Le problème, c'est d'insinuer qu'un individu, parce qu'il est prestataire de services sexuels, consent tacitement à toutes les prestations sexuelles possibles et imaginables.

Le problème, c'est en effet d'affecter ces questions au seul et unique terrain de la morale et de la dignité, catégories métaphysiques qui ne veulent jamais dire la même chose, au lieu de les assigner au seul et unique territoire du droit, et notamment du droit du travail, ce qui permettrait d'offrir à de tels prestataires statut et protection.

Le problème, c'est qu'en refusant de parler précisément d'un acte sexuel, de ses circonstances, de son déroulement, en y jetant un voile de pudeur tellement opaque que plus personne n'y voit plus rien, on cache. Et que lorsqu'on cache, on permet à des criminels de faire ce qu'ils veulent, y compris et surtout leurs crimes. C'est tout le problème du viol: ce même voile de pudeur permet autant aux violeurs de violer en toute impunité qu'aux victimes d'en être accablées et de préférer un silence, parfois mortel, à un recours en justice. Et le serpent se mord la queue (aïe).
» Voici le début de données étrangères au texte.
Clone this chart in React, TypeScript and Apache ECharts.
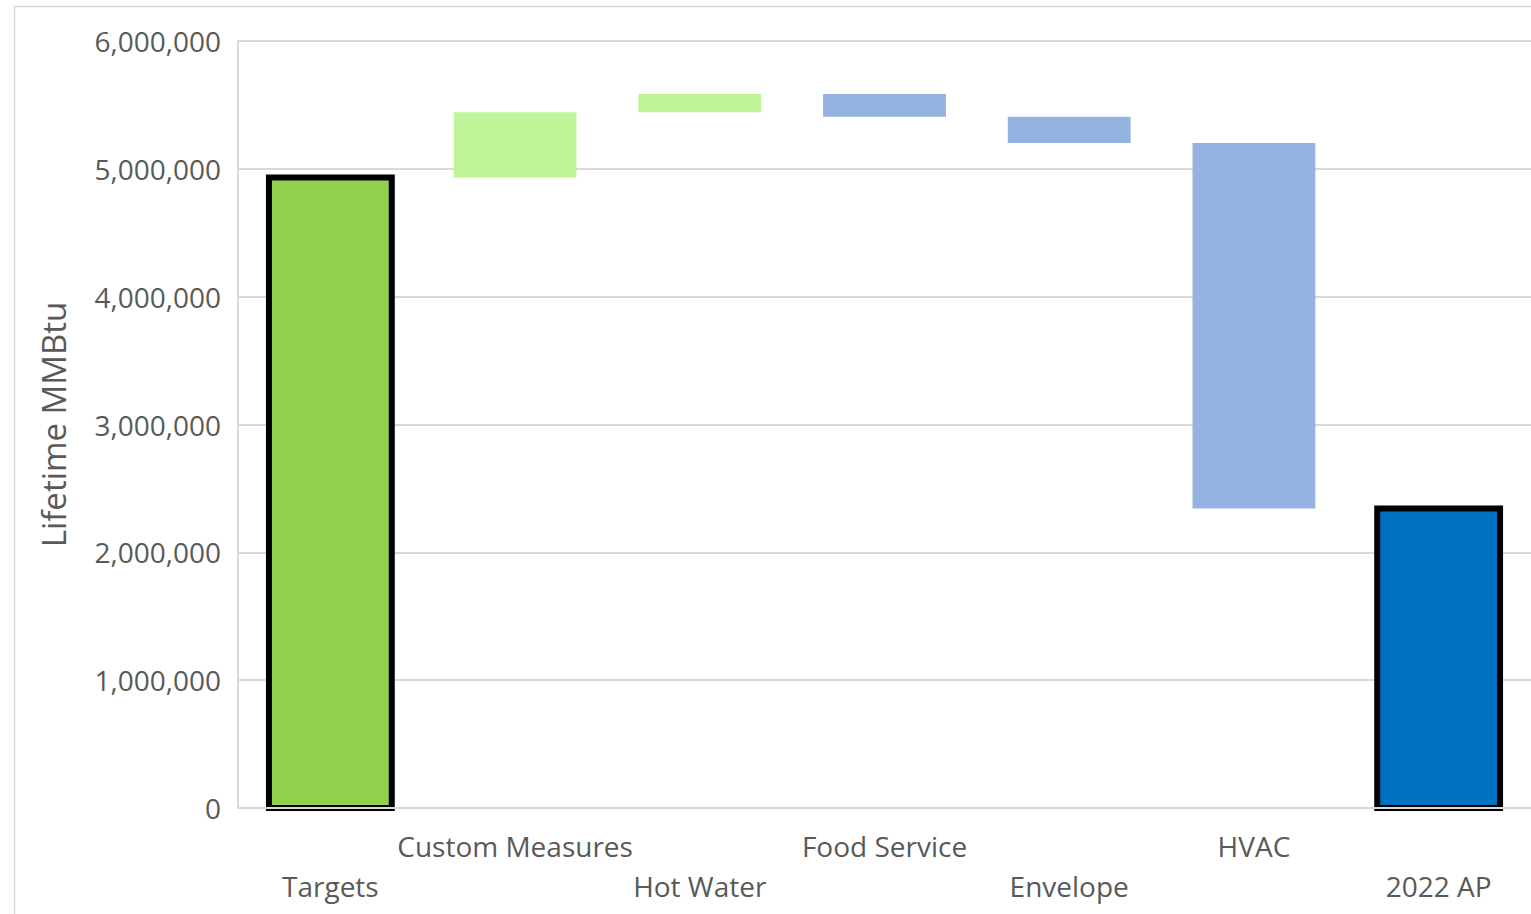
import React, { useEffect, useRef } from "react";
import * as echarts from "echarts";

// Waterfall of lifetime savings: starting target, step changes, resulting plan total
const categories = ["Targets", "Custom Measures", "Hot Water", "Food Service", "Envelope", "HVAC", "2022 AP"];
const startTotal = 4932000;
const stepChanges = [510000, 144000, -178000, -206000, -2860000];
const yTicks = { min: 0, max: 6000000, interval: 1000000 };

// kind: 0 = start total, 1 = increase, 2 = decrease, 3 = end total
const kindColors = ["#92D050", "#C0F498", "#95B3E0", "#0070C0"];

function buildRows(): number[][] {
  const rows: number[][] = [[0, 0, startTotal, 0]];
  let running = startTotal;
  stepChanges.forEach((c, k) => {
    const next = running + c;
    rows.push([k + 1, Math.min(running, next), Math.max(running, next), c >= 0 ? 1 : 2]);
    running = next;
  });
  rows.push([categories.length - 1, 0, running, 3]);
  return rows;
}

export default function App() {
  const ref = useRef<HTMLDivElement>(null);
  useEffect(() => {
    if (!ref.current) return;
    const chart = echarts.init(ref.current, null, { renderer: "svg" });
    const font = "Open Sans";
    chart.setOption({
      animation: false,
      backgroundColor: "#fff",
      graphic: [
        {
          type: "rect",
          shape: { x: 14.5, y: 6.5, width: 1600, height: 1000 },
          style: { fill: "none", stroke: "#D9D9D9", lineWidth: 1.5 },
          silent: true,
          z: -1,
        },
      ],
      grid: { left: 238, top: 41, width: 1295, height: 767 },
      xAxis: {
        type: "category",
        data: categories,
        z: 10,
        axisLine: { show: true, lineStyle: { color: "#D9D9D9", width: 2 } },
        axisTick: { show: false },
        axisLabel: {
          interval: 0,
          margin: 18,
          color: "#595959",
          fontFamily: font,
          fontSize: 28,
          lineHeight: 40,
          formatter: (v: string, i: number) => (i % 2 === 0 ? "\n" + v : v),
        },
      },
      yAxis: {
        type: "value",
        min: yTicks.min,
        max: yTicks.max,
        interval: yTicks.interval,
        name: "Lifetime MMBtu",
        nameLocation: "middle",
        nameGap: 168,
        nameTextStyle: { color: "#595959", fontFamily: font, fontSize: 33 },
        axisLine: { show: true, lineStyle: { color: "#D9D9D9", width: 2 } },
        axisTick: { show: false },
        splitLine: { lineStyle: { color: "#D9D9D9", width: 2 } },
        axisLabel: {
          margin: 17,
          color: "#595959",
          fontFamily: font,
          fontSize: 28,
          formatter: (v: number) => v.toLocaleString("en-US"),
        },
      },
      series: [
        {
          type: "custom",
          data: buildRows(),
          encode: { x: 0, y: [1, 2] },
          renderItem: (params: any, api: any) => {
            const i = api.value(0);
            const lo = api.value(1);
            const hi = api.value(2);
            const kind = api.value(3);
            const top = api.coord([i, hi]);
            const bottom = api.coord([i, lo]);
            const bw = api.size([1, 0])[0] * 0.665;
            const isTotal = kind === 0 || kind === 3;
            return {
              type: "rect",
              shape: {
                x: top[0] - bw / 2,
                y: top[1],
                width: bw,
                height: bottom[1] - top[1],
              },
              style: {
                fill: kindColors[kind],
                stroke: isTotal ? "#000" : null,
                lineWidth: isTotal ? 6 : 0,
              },
            };
          },
        },
      ],
    });
    return () => chart.dispose();
  }, []);
  return (
    <div
      ref={ref}
      style={{ position: "fixed", left: 0, top: 0, width: 1531, height: 914 }}
    />
  );
}
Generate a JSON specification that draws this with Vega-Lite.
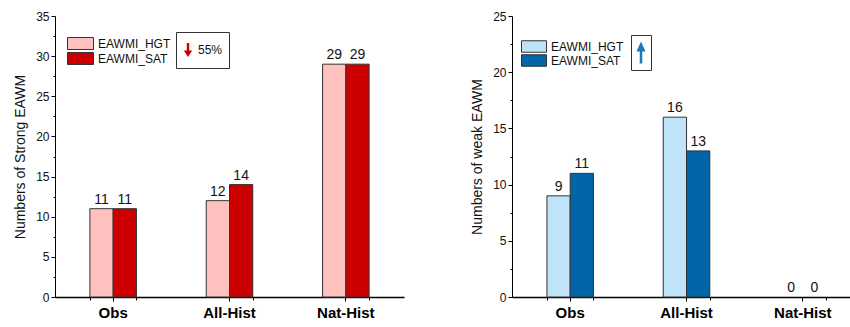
{
  "$schema": "https://vega.github.io/schema/vega-lite/v6.json",
  "padding": {"left": 13, "top": 10, "right": 0, "bottom": 0},
  "spacing": 66,
  "config": {
    "font": "Liberation Sans",
    "view": {"stroke": null},
    "axis": {"labelColor": "#111", "titleColor": "#111", "domainColor": "#000", "tickColor": "#000", "grid": false, "titleFontWeight": "normal"},
    "legend": {"labelColor": "#111"}
  },
  "resolve": {"scale": {"color": "independent", "shape": "independent", "y": "independent", "x": "independent"}, "legend": {"color": "independent", "shape": "independent"}},
  "datasets": {
    "strong": [
      {"cat": "Obs", "series": "EAWMI_HGT", "value": 11},
      {"cat": "Obs", "series": "EAWMI_SAT", "value": 11},
      {"cat": "All-Hist", "series": "EAWMI_HGT", "value": 12},
      {"cat": "All-Hist", "series": "EAWMI_SAT", "value": 14},
      {"cat": "Nat-Hist", "series": "EAWMI_HGT", "value": 29},
      {"cat": "Nat-Hist", "series": "EAWMI_SAT", "value": 29}
    ],
    "weak": [
      {"cat": "Obs", "series": "EAWMI_HGT", "value": 9},
      {"cat": "Obs", "series": "EAWMI_SAT", "value": 11},
      {"cat": "All-Hist", "series": "EAWMI_HGT", "value": 16},
      {"cat": "All-Hist", "series": "EAWMI_SAT", "value": 13},
      {"cat": "Nat-Hist", "series": "EAWMI_HGT", "value": 0},
      {"cat": "Nat-Hist", "series": "EAWMI_SAT", "value": 0}
    ],
    "noteStrong": [{"cat": "Obs", "value": 0, "note": "55%"}],
    "noteWeak": [{"cat": "Obs", "value": 0, "note2": "up"}]
  },
  "hconcat": [
    {
      "width": 349,
      "height": 281,
      "resolve": {"axis": {"x": "independent"}},
      "encoding": {
        "y": {"field": "value", "type": "quantitative",
          "scale": {"domain": [0, 35], "nice": false},
          "axis": {"title": "Numbers of Strong EAWM", "titleFontSize": 14, "titlePadding": 8,
            "values": [0, 2.5, 5, 7.5, 10, 12.5, 15, 17.5, 20, 22.5, 25, 27.5, 30, 32.5, 35],
            "labelExpr": "datum.value % 5 === 0 ? datum.label : ''",
            "tickSize": {"condition": {"test": "datum.value % 5 === 0", "value": 4}, "value": 2},
            "labelFontSize": 12, "labelPadding": 2}}
      },
      "layer": [
        {
          "data": {"name": "strong"},
          "transform": [{"filter": "datum.value > 0"}],
          "mark": {"type": "bar", "stroke": "#333", "strokeWidth": 1},
          "encoding": {
            "x": {"field": "cat", "type": "nominal", "sort": ["Obs", "All-Hist", "Nat-Hist"],
              "scale": {"paddingInner": 0.6, "paddingOuter": 0.3},
              "axis": {"orient": "bottom", "title": null, "labelAngle": 0, "labelFontWeight": "bold", "labelFontSize": 15, "tickSize": 4, "labelPadding": 4, "domainWidth": 1.5, "labelColor": "#000"}},
            "xOffset": {"field": "series", "type": "nominal", "scale": {"paddingInner": 0, "paddingOuter": 0}},
            "color": {"field": "series", "type": "nominal",
              "scale": {"domain": ["EAWMI_HGT", "EAWMI_SAT"], "range": ["#FFC0C0", "#CC0000"]},
              "legend": {"orient": "none", "legendX": 12, "legendY": 21, "title": null, "padding": 0,
                "symbolType": "M-1,-0.46L1,-0.46L1,0.46L-1,0.46Z", "symbolSize": 676,
                "symbolStrokeColor": "#333", "symbolStrokeWidth": 1, "labelFontSize": 12, "labelOffset": 4,
                "clipHeight": 13, "rowPadding": 2}}
          }
        },
        {
          "data": {"name": "strong"},
          "mark": {"type": "text", "baseline": "bottom", "dy": -2, "fontSize": 14, "color": "#111"},
          "encoding": {
            "x": {"field": "cat", "type": "nominal", "sort": ["Obs", "All-Hist", "Nat-Hist"],
              "axis": {"orient": "bottom", "title": null, "labels": false, "domain": false, "tickBand": "extent", "tickSize": 3}},
            "xOffset": {"field": "series", "type": "nominal", "scale": {"paddingInner": 0, "paddingOuter": 0}},
            "text": {"field": "value", "type": "quantitative"}
          }
        },
        {
          "data": {"name": "noteStrong"},
          "mark": {"type": "point", "opacity": 0, "filled": true, "color": "#CC0000"},
          "encoding": {
            "x": {"field": "cat", "type": "nominal", "sort": ["Obs", "All-Hist", "Nat-Hist"], "axis": null},
            "shape": {"field": "note", "type": "nominal",
              "scale": {"domain": ["55%"], "range": ["M-0.4,-2.33L0.4,-2.33L0.4,0.2L1.4,0.2L0,2.33L-1.4,0.2L-0.4,0.2Z"]},
              "legend": {"orient": "none", "legendX": 121, "legendY": 16, "title": null, "padding": 6,
                "strokeColor": "#333", "fillColor": "#fff", "symbolSize": 36, "symbolOpacity": 1,
                "symbolFillColor": "#CC0000", "symbolStrokeColor": "#CC0000", "symbolStrokeWidth": 0,
                "labelFontSize": 12, "labelOffset": 4, "clipHeight": 24}}
          }
        }
      ]
    },
    {
      "width": 338,
      "height": 281,
      "resolve": {"axis": {"x": "independent"}},
      "encoding": {
        "y": {"field": "value", "type": "quantitative",
          "scale": {"domain": [0, 25], "nice": false},
          "axis": {"title": "Numbers of weak EAWM", "titleFontSize": 14, "titlePadding": 8,
            "values": [0, 2.5, 5, 7.5, 10, 12.5, 15, 17.5, 20, 22.5, 25],
            "labelExpr": "datum.value % 5 === 0 ? datum.label : ''",
            "tickSize": {"condition": {"test": "datum.value % 5 === 0", "value": 4}, "value": 2},
            "labelFontSize": 12, "labelPadding": 2}}
      },
      "layer": [
        {
          "data": {"name": "weak"},
          "transform": [{"filter": "datum.value > 0"}],
          "mark": {"type": "bar", "stroke": "#333", "strokeWidth": 1},
          "encoding": {
            "x": {"field": "cat", "type": "nominal", "sort": ["Obs", "All-Hist", "Nat-Hist"],
              "scale": {"paddingInner": 0.6, "paddingOuter": 0.2527, "align": 0.594},
              "axis": {"orient": "bottom", "title": null, "labelAngle": 0, "labelFontWeight": "bold", "labelFontSize": 15, "tickSize": 4, "labelPadding": 4, "domainWidth": 1.5, "labelColor": "#000"}},
            "xOffset": {"field": "series", "type": "nominal", "scale": {"paddingInner": 0, "paddingOuter": 0}},
            "color": {"field": "series", "type": "nominal",
              "scale": {"domain": ["EAWMI_HGT", "EAWMI_SAT"], "range": ["#BFE4FA", "#0066A8"]},
              "legend": {"orient": "none", "legendX": 9, "legendY": 24, "title": null, "padding": 0,
                "symbolType": "M-1,-0.46L1,-0.46L1,0.46L-1,0.46Z", "symbolSize": 625,
                "symbolStrokeColor": "#333", "symbolStrokeWidth": 1, "labelFontSize": 12, "labelOffset": 4,
                "clipHeight": 13, "rowPadding": 1}}
          }
        },
        {
          "data": {"name": "weak"},
          "mark": {"type": "text", "baseline": "bottom", "dy": -2, "fontSize": 14, "color": "#111"},
          "encoding": {
            "x": {"field": "cat", "type": "nominal", "sort": ["Obs", "All-Hist", "Nat-Hist"],
              "axis": {"orient": "bottom", "title": null, "labels": false, "domain": false, "tickBand": "extent", "tickSize": 3}},
            "xOffset": {"field": "series", "type": "nominal", "scale": {"paddingInner": 0, "paddingOuter": 0}},
            "text": {"field": "value", "type": "quantitative"}
          }
        },
        {
          "data": {"name": "noteWeak"},
          "mark": {"type": "point", "opacity": 0, "filled": true, "color": "#1F78B8"},
          "encoding": {
            "x": {"field": "cat", "type": "nominal", "sort": ["Obs", "All-Hist", "Nat-Hist"], "axis": null},
            "shape": {"field": "note2", "type": "nominal",
              "scale": {"domain": ["up"], "range": ["M0,-3.14L1.29,-0.28L0.36,-0.28L0.36,3.14L-0.36,3.14L-0.36,-0.28L-1.29,-0.28Z"]},
              "legend": {"orient": "none", "legendX": 119, "legendY": 19, "title": null, "padding": 5,
                "strokeColor": "#333", "fillColor": "#fff", "symbolSize": 49, "symbolOpacity": 1,
                "symbolFillColor": "#1F78B8", "symbolStrokeColor": "#1F78B8", "symbolStrokeWidth": 0,
                "labelExpr": "''", "labelOffset": 0, "clipHeight": 25}}
          }
        }
      ]
    }
  ]
}
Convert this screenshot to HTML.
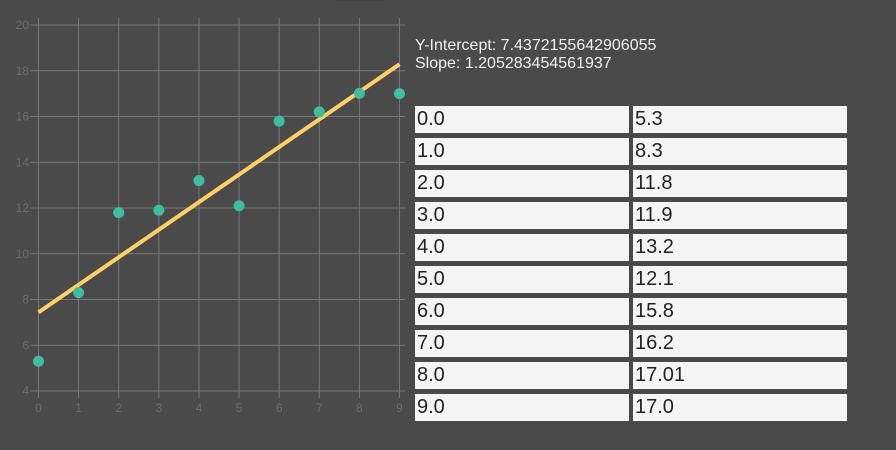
<!DOCTYPE html>
<html><head><meta charset="utf-8"><style>
body{margin:0;width:896px;height:450px;background:#4a4a4a;font-family:"Liberation Sans",sans-serif;overflow:hidden;position:relative}
.info{position:absolute;left:415px;top:37px;color:#f0f0f0;font-size:16px;line-height:18px}
.cell{position:absolute;background:#f5f5f5;color:#222;font-size:20px;height:27px;line-height:27px;padding-left:2px;box-sizing:border-box}
</style></head><body>
<div style="position:absolute;left:335px;top:0;width:50px;height:1px;background:#444"></div>
<svg width="410" height="420" style="position:absolute;left:0;top:0" id="chart"></svg>
<div class="info">
<div>Y-Intercept: 7.4372155642906055</div>
<div>Slope: 1.205283454561937</div>
</div>
<div id="table"></div>
<script>
const xs=[0,1,2,3,4,5,6,7,8,9];
const ys=[5.3,8.3,11.8,11.9,13.2,12.1,15.8,16.2,17.01,17.0];
const xLabels=["0.0","1.0","2.0","3.0","4.0","5.0","6.0","7.0","8.0","9.0"];
const yLabels=["5.3","8.3","11.8","11.9","13.2","12.1","15.8","16.2","17.01","17.0"];
const intercept=7.4372155642906055, slope=1.205283454561937;
const xTicks=[0,1,2,3,4,5,6,7,8,9];
const yTicks=[4,6,8,10,12,14,16,18,20];
const X=v=>38.5+v*(361/9), Y=v=>391-(v-4)*(366/16);
const svg=document.getElementById('chart'), NS='http://www.w3.org/2000/svg';
function mk(t,a,name){const e=document.createElementNS(NS,t);for(const k in a)e.setAttribute(k,a[k]);


svg.appendChild(e);return e;}
yTicks.forEach(v=>{mk('line',{x1:30,x2:405,y1:Y(v),y2:Y(v),stroke:'#777','stroke-width':1},'y-grid-line');
const t=mk('text',{x:29,y:Y(v)+4,'text-anchor':'end','font-size':12,fill:'#6e6e6e'},'y-tick-label');t.textContent=v;});
xTicks.forEach(v=>{mk('line',{x1:X(v),x2:X(v),y1:18,y2:398,stroke:'#777','stroke-width':1},'x-grid-line');
const t=mk('text',{x:X(v),y:412,'text-anchor':'middle','font-size':12,fill:'#6e6e6e'},'x-tick-label');t.textContent=v;});
mk('line',{x1:X(0),y1:Y(intercept),x2:X(9),y2:Y(intercept+slope*9),stroke:'#ffd064','stroke-width':4},'regression-line');
xs.forEach((x,i)=>mk('circle',{cx:X(x),cy:Y(ys[i]),r:5.5,fill:'#3dbf9f'},'data-point'));
const tb=document.getElementById('table');
xLabels.forEach((l,i)=>{[[415,l,'x-value-cell'],[633,yLabels[i],'y-value-cell']].forEach(([x,txt,n])=>{
const d=document.createElement('div');d.className='cell';d.style.left=x+'px';d.style.top=(106+i*32)+'px';d.style.width='214px';d.textContent=txt;


tb.appendChild(d);});});
</script>
</body></html>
Le problème des violences sexuelles, ce n'est pas que la honte doive changer de camp, mais qu'elle disparaisse une bonne fois pour toutes et que l'on puisse voir, enfin et en face, la réalité de ces violences afin de les punir et de les prévenir.

Car en matière de violences sexuelles, le diable ne se cache pas dans les détails, bien au contraire, il se cache dans les non-dits et dans les sous-entendus.